Goal of the exercise:
Starting at the first line of the listing below, repeat each line up to and including the one containing "from matplotlib.lines import Line2D". Leave out pictures.

────────────────

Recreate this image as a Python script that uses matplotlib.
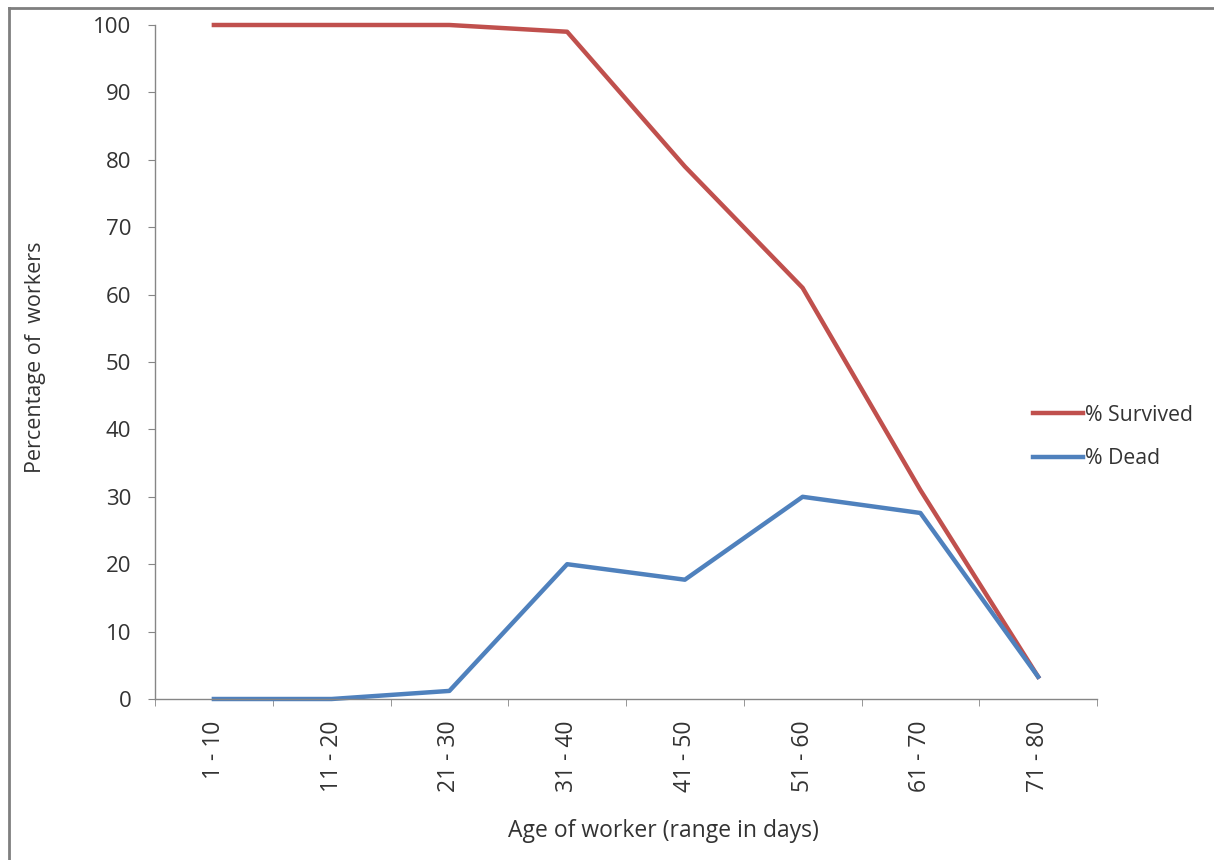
import numpy as np
import matplotlib
matplotlib.use("Agg")
from matplotlib import pyplot as plt
from matplotlib.lines import Line2D

# data
age_ranges = ["1 - 10", "11 - 20", "21 - 30", "31 - 40", "41 - 50", "51 - 60", "61 - 70", "71 - 80"]
survived = [100, 100, 100, 99, 79, 61, 31, 3.3]
dead = [0, 0, 1.2, 20, 17.7, 30, 27.6, 3.3]

plt.rcParams['font.family'] = ['Open Sans', 'DejaVu Sans']
red = "#C0504D"
blue = "#4F81BD"
grey = "#868686"

fig = plt.figure(figsize=(12.14, 8.6), dpi=100)
ax = fig.add_axes([155/1214, 1 - 699/860, (1097 - 155)/1214, (699 - 25)/860])

x = np.arange(len(age_ranges))
ax.plot(x, survived, color=red, lw=3.2, label="% Survived", clip_on=False)
ax.plot(x, dead, color=blue, lw=3.2, label="% Dead", clip_on=False)

ax.set_xlim(-0.5, len(age_ranges) - 0.5)
ax.set_ylim(0, 100)
ax.set_yticks(np.arange(0, 101, 10))
ax.set_xticks(x)
ax.set_xticklabels(age_ranges, rotation=90, fontsize=16.5, color="#333333")
ax.set_xticks(np.arange(-0.5, len(age_ranges), 1), minor=True)
ax.tick_params(axis='x', which='major', length=0, pad=15.5)
ax.tick_params(axis='x', which='minor', length=5, color=grey, direction='out')
ax.tick_params(axis='y', length=5, color=grey, pad=12, labelsize=16, labelcolor="#333333")

for s in ['top', 'right']:
    ax.spines[s].set_visible(False)
for s in ['left', 'bottom']:
    ax.spines[s].set_color(grey)
    ax.spines[s].set_linewidth(1)

fig.text(36/1214, 1 - 357/860, "Percentage of  workers", rotation=90, fontsize=15.5,
         ha='center', va='center', color="#333333")
fig.text(663/1214, 1 - 831/860, "Age of worker (range in days)", fontsize=16.5,
         ha='center', va='center', color="#333333")

ax.legend(loc='center left', bbox_to_anchor=(1033/1214, 1 - 437/860),
          bbox_transform=fig.transFigure, frameon=False, fontsize=15.3,
          handlelength=2.35, handletextpad=0.1, labelspacing=1.05, borderpad=0,
          borderaxespad=0, labelcolor="#333333")

# outer chart border (left and top edges visible)
fig.add_artist(Line2D([8.5/1214, 8.5/1214], [0, 1 - 7.5/860], transform=fig.transFigure,
                      color="#7f7f7f", lw=2))
fig.add_artist(Line2D([8.5/1214, 1], [1 - 7.5/860, 1 - 7.5/860], transform=fig.transFigure,
                      color="#7f7f7f", lw=2))

fig.savefig("out.png", dpi=100)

────────────────

Answer to the task:
Recreate this image as a Python script that uses matplotlib.
import numpy as np
import matplotlib
matplotlib.use("Agg")
from matplotlib import pyplot as plt
from matplotlib.lines import Line2D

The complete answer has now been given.